Given exercise — Please restate, exactly as written, the lines running from the beginning of the material through the line that has "return (H - y) / H" in it.

━━━ Material

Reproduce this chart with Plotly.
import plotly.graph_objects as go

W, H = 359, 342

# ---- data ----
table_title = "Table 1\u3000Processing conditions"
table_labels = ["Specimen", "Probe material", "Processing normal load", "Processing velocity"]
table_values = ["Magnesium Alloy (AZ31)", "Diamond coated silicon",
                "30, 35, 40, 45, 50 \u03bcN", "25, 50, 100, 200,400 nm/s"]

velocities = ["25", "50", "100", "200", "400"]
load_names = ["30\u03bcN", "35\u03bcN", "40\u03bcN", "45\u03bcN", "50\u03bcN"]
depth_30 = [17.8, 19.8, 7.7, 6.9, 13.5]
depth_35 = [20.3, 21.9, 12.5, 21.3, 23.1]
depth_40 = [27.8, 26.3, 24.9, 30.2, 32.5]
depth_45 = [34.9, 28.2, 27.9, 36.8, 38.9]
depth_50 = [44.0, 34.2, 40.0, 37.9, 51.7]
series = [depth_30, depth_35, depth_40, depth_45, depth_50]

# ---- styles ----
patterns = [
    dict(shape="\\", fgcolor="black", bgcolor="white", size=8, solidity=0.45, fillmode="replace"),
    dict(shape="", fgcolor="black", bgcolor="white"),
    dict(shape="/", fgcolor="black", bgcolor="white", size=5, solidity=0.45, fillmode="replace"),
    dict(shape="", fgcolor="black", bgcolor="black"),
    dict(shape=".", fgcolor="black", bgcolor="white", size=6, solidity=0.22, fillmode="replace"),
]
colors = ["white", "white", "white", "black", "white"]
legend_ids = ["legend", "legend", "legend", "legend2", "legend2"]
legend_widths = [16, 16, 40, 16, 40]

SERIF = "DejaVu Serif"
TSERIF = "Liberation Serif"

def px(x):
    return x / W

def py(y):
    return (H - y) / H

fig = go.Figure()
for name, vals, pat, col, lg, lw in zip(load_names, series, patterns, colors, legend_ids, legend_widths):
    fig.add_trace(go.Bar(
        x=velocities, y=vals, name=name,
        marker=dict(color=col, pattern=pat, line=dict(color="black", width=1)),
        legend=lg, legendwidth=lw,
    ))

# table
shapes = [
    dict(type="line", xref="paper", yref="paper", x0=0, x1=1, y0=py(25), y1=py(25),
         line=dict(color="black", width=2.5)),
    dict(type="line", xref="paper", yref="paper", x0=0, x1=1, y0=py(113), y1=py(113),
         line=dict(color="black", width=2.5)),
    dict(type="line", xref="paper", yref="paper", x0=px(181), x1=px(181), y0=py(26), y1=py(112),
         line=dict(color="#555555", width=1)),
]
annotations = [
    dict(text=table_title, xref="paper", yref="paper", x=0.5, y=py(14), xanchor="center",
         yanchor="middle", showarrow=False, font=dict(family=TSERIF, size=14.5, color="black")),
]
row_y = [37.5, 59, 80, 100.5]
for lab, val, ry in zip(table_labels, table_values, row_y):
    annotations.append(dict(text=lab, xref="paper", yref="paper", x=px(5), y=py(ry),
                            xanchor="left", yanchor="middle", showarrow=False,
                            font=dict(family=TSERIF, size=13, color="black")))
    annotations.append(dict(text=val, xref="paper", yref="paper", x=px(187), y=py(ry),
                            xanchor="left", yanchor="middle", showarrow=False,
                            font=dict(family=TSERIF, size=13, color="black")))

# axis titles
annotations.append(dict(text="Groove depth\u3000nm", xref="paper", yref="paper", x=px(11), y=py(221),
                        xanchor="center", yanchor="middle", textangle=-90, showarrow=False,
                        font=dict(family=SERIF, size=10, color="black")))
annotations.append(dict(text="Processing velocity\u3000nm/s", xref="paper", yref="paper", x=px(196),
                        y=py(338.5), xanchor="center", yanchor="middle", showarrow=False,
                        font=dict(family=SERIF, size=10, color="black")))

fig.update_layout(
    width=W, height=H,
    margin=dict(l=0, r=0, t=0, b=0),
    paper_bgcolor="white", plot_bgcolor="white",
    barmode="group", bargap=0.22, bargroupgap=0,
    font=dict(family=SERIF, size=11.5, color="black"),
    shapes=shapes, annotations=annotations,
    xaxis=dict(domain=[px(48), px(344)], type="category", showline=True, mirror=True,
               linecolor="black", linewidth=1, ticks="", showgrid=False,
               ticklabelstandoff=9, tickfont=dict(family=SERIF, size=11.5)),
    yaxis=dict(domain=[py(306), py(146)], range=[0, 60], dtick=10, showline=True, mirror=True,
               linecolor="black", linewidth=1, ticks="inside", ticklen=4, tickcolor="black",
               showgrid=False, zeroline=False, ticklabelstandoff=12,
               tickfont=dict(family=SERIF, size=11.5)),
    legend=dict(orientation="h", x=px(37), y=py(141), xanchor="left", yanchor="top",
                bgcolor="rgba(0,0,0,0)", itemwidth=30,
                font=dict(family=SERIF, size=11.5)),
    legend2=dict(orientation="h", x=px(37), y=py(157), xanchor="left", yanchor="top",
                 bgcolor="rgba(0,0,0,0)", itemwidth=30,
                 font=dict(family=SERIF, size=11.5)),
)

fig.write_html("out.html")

━━━━━━

Task response —
Reproduce this chart with Plotly.
import plotly.graph_objects as go

W, H = 359, 342

# ---- data ----
table_title = "Table 1\u3000Processing conditions"
table_labels = ["Specimen", "Probe material", "Processing normal load", "Processing velocity"]
table_values = ["Magnesium Alloy (AZ31)", "Diamond coated silicon",
                "30, 35, 40, 45, 50 \u03bcN", "25, 50, 100, 200,400 nm/s"]

velocities = ["25", "50", "100", "200", "400"]
load_names = ["30\u03bcN", "35\u03bcN", "40\u03bcN", "45\u03bcN", "50\u03bcN"]
depth_30 = [17.8, 19.8, 7.7, 6.9, 13.5]
depth_35 = [20.3, 21.9, 12.5, 21.3, 23.1]
depth_40 = [27.8, 26.3, 24.9, 30.2, 32.5]
depth_45 = [34.9, 28.2, 27.9, 36.8, 38.9]
depth_50 = [44.0, 34.2, 40.0, 37.9, 51.7]
series = [depth_30, depth_35, depth_40, depth_45, depth_50]

# ---- styles ----
patterns = [
    dict(shape="\\", fgcolor="black", bgcolor="white", size=8, solidity=0.45, fillmode="replace"),
    dict(shape="", fgcolor="black", bgcolor="white"),
    dict(shape="/", fgcolor="black", bgcolor="white", size=5, solidity=0.45, fillmode="replace"),
    dict(shape="", fgcolor="black", bgcolor="black"),
    dict(shape=".", fgcolor="black", bgcolor="white", size=6, solidity=0.22, fillmode="replace"),
]
colors = ["white", "white", "white", "black", "white"]
legend_ids = ["legend", "legend", "legend", "legend2", "legend2"]
legend_widths = [16, 16, 40, 16, 40]

SERIF = "DejaVu Serif"
TSERIF = "Liberation Serif"

def px(x):
    return x / W

def py(y):
    return (H - y) / H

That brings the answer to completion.